The Daily caught up with Drew Barrymore, who founded her cosmetics line Flower Beauty in 2012, last week at the Financo retail forum in New York where she was in conversation with her father-in-law, the former CEO of Chanel Arie L. Kopelman, about her burgeoning beauty empire and her plans to roll out the concept in China, Australia, the UK, and online.
On never wanting to be a sellout celeb:
“After E.T. an onslaught of product placement opportunities came my way and for someone living in a single mother house in West Hollywood who didn’t have two nickels to rub together, it seemed very enticing. But I remember Steven Spielberg saying, “No. Don’t. Think about the longevity of your career. If you sell out now you can cheapen your message. Somehow at 7 years old it totally clicked and made so much sense to me.”On saying no to that Covergirl contract:
“After that advice I had an allergy and fear of endorsing anything for the rest of my life. So when Covergirl came knocking, we had a wonderful, inspiring conversation but I said, ‘Thank you so much, I really love your brand but I just don’t endorse things.’ They came back to a year later and said, ‘What if we made you co-creative director and you would be in charge of all the marketing?’ I actually love marketing and would die to go into the advertising business because I think it’s so powerful. Covergirl saw the kind of person I was and gave me an opportunity that they thought might be more inspiring and fitting to me at this time in my life. And I loved it, especially the empowering messages for women. You know, girl dancing in her closet, Helmut Newton timeless style backdrop.
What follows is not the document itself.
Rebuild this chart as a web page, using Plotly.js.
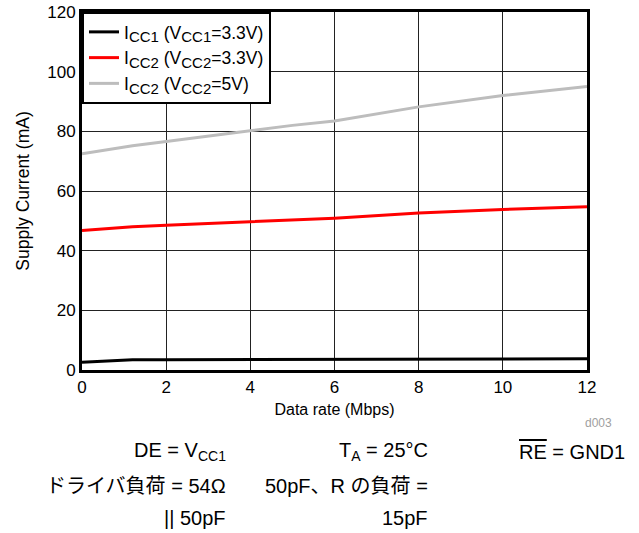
<!DOCTYPE html>
<html>
<head>
<meta charset="utf-8">
<script src="https://cdn.plot.ly/plotly-3.0.1.min.js"></script>
<style>
  html, body { margin: 0; padding: 0; background: #fff; }
  #chart { width: 639px; height: 533px; }
</style>
</head>
<body>
<div id="chart"></div>
<script>
// Supply current versus data rate
const dataRate = [0, 1.2, 2, 4, 5, 6, 8, 10, 12];               // Mbps
const icc1_vcc1_3v3 = [2.6, 3.4, 3.4, 3.5, 3.5, 3.6, 3.7, 3.7, 3.8]; // mA
const icc2_vcc2_3v3 = [46.8, 48.0, 48.5, 49.8, 50.4, 50.9, 52.6, 53.8, 54.7];
const icc2_vcc2_5v = [72.5, 75.2, 76.6, 80.3, 82.0, 83.5, 88.2, 92.0, 95.0];

// legend subscripts are drawn a little larger than Plotly's default 70%
const sub = s => '<sub><span style="font-size:15px">' + s + '</span></sub>';
const seriesNames = [
  'I' + sub('CC1') + ' (V' + sub('CC1') + '=3.3V)',
  'I' + sub('CC2') + ' (V' + sub('CC2') + '=3.3V)',
  'I' + sub('CC2') + ' (V' + sub('CC2') + '=5V)'
];
const xTicks = [0, 2, 4, 6, 8, 10, 12];
const yTicks = [0, 20, 40, 60, 80, 100, 120];

const FONT = 'Liberation Sans, Arial, Helvetica, sans-serif';
const JP_FONT = 'Liberation Sans, Noto Sans CJK JP, sans-serif';

const traces = [
  { x: dataRate, y: icc1_vcc1_3v3, name: seriesNames[0], color: '#000000' },
  { x: dataRate, y: icc2_vcc2_3v3, name: seriesNames[1], color: '#FF0000' },
  { x: dataRate, y: icc2_vcc2_5v, name: seriesNames[2], color: '#BDBDBD' }
].map(s => ({
  type: 'scatter', mode: 'lines', x: s.x, y: s.y, name: s.name,
  line: { color: s.color, width: 3 }
}));

const noteFont = { family: JP_FONT, size: 20, color: '#000' };
function note(text, x, y, anchor) {
  return { text, x, y, xref: 'paper', yref: 'paper', xanchor: anchor,
           yanchor: 'middle', showarrow: false, font: noteFont };
}

const layout = {
  width: 639, height: 533,
  margin: { l: 82, r: 52, t: 12, b: 163 },
  paper_bgcolor: '#fff', plot_bgcolor: '#fff',
  font: { family: FONT, color: '#000' },
  showlegend: true,
  legend: {
    x: 0, y: 1, xanchor: 'left', yanchor: 'top',
    bgcolor: '#fff', bordercolor: '#000', borderwidth: 2,
    font: { family: FONT, size: 17.5, color: '#000' },
    tracegroupgap: 0, entrywidth: 200
  },
  xaxis: {
    range: [0, 12], tickvals: xTicks, ticks: '',
    showgrid: true, gridcolor: '#222', gridwidth: 1,
    zeroline: false, showline: true, linecolor: '#000', linewidth: 3, mirror: true,
    tickfont: { family: FONT, size: 17 },
    title: { text: 'Data rate (Mbps)', font: { family: FONT, size: 16 }, standoff: 8 }
  },
  yaxis: {
    range: [0, 120], tickvals: yTicks, ticks: '',
    showgrid: true, gridcolor: '#222', gridwidth: 1,
    zeroline: false, showline: true, linecolor: '#000', linewidth: 3, mirror: true,
    tickfont: { family: FONT, size: 17 },
    title: { text: 'Supply Current (mA)', font: { family: FONT, size: 17.5 }, standoff: 14 }
  },
  annotations: [
    { text: 'd003', x: 1.022, y: -0.148, xref: 'paper', yref: 'paper',
      xanchor: 'center', yanchor: 'middle', showarrow: false,
      font: { family: FONT, size: 12, color: '#A0A0A0' } },
    note('DE = V<sub>CC1</sub>', 0.289, -0.229, 'right'),
    note('T<sub>A</sub> = 25°C', 0.689, -0.229, 'right'),
    note('<span style="text-decoration:overline">RE</span> = GND1', 0.861, -0.229, 'left'),
    note('ドライバ負荷 = 54Ω', 0.289, -0.324, 'right'),
    note('50pF、R の負荷 =', 0.689, -0.324, 'right'),
    note('|| 50pF', 0.289, -0.413, 'right'),
    note('15pF', 0.689, -0.413, 'right')
  ]
};

Plotly.newPlot('chart', traces, layout, { displayModeBar: false, staticPlot: true });
</script>
</body>
</html>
These are the kind of women that I relate to because they’re telling you to be your best you, not to be someone else.”On what inspired the launch of Flower Beauty:
“It was an auspicious aligning of the stars. I had been a co-creative director at Covergirl for seven years and as my contract was ending the woman who was the head of Walmart said she was looking for a different type of venture in her beauty department. So we met and came up with the philosophy of doing luxury goods at mass price point.”On the concept of mass luxury:
“When you’re forced to think differently, you really do think outside the box. We tried to bring a brand promise and stay true to it and we actually managed to create really expensive high-end luxury formulas at those labs by changing the margins and putting all of our marketing and advertising dollars into the products. Now you see every big company putting their marketing money into social media and Snapchat anyway.”On taking advice from her father-in-law:
“Arie has been such an amazing sounding board. I would go to him and say, ‘I’m struggling with the packaging, my heart’s over here, my guts over there,’ and he’d say, ‘Walk into a store, look around, tell me everything you see.’ And I would come back to say this and that. Then he would say, ‘Now look around and tell me what you don’t see.’ And it was the best advice ever. Arie and I also talked about the difference between name slapping companies and companies that really are thriving, where you can feel the investment of the people involved who are giving their lives over to it and caring about every piece of it.”On her idea of success:
“The definition should be relief and employment. And I think it really does come down to the product, the formulas, and they way things are performing. Women know the difference. Flower Beauty is growing by the day. We started in 1,600 doors and now we’re in almost 4,000. We also just launched Flower Eyewear, and we’re number one at Walmart, which I’m very proud to say because I’m relieved it worked. Reviews are important—social media and creating a good marketing campaign that really speaks to women.”On empowering women through makeup:
“As a woman, makeup is the greatest thing ever. I looked like the Crypt Keeper before I came here. A little foundation and lipstick on my lips and cheeks—and OK, a blowout—and it’s amazing how that has changed my whole perspective and my confidence. If you walk into a room and you’re insecure and looking for people to validate you, you’re screwed. You walk into a room and present who you are with some level of self awareness, confidence, and a kind heart, and you’re on a different cylinder. I think makeup is a great gateway to that.”On marrying motherhood with the beauty business:
“I come from the world of movies and storytelling, so the story of empowering women has never been so vital to me because I now have two daughters and I am responsible for their journey and raising them into wonderful women. Flower Beauty has enabled me to spend my time being the kind of mother that I really wanted to be. I didn’t want to be on a film set from 5 a.m. until midnight, missing out on my children’s childhood. This way, I can be a businesswoman that wakes up with my kids, feeds them dinner, puts them to bed, and spends my weekends with them. When they’re 16 and slamming the door in my face, then maybe I’ll think about going back to film. But right now, these businesses exercise a different muscle for me. Being in films makes you lazy because you can wake up and be like, I want to be a news anchor today in Paris and you make a film about that, but oh my god the beauty business…wow, it’s challenging.”On the future as a slow burn:
“Nothing happens overnight. Which is scary, because you want it to financially work overnight. But slow and steady wins the race. The companies that I aspire to be, like Honest and what Gwyneth Paltrow is doing with Goop, have taken years. You can see that it is their blood sweat and tears and it’s isn’t celebrity name slapping. More power to those people.”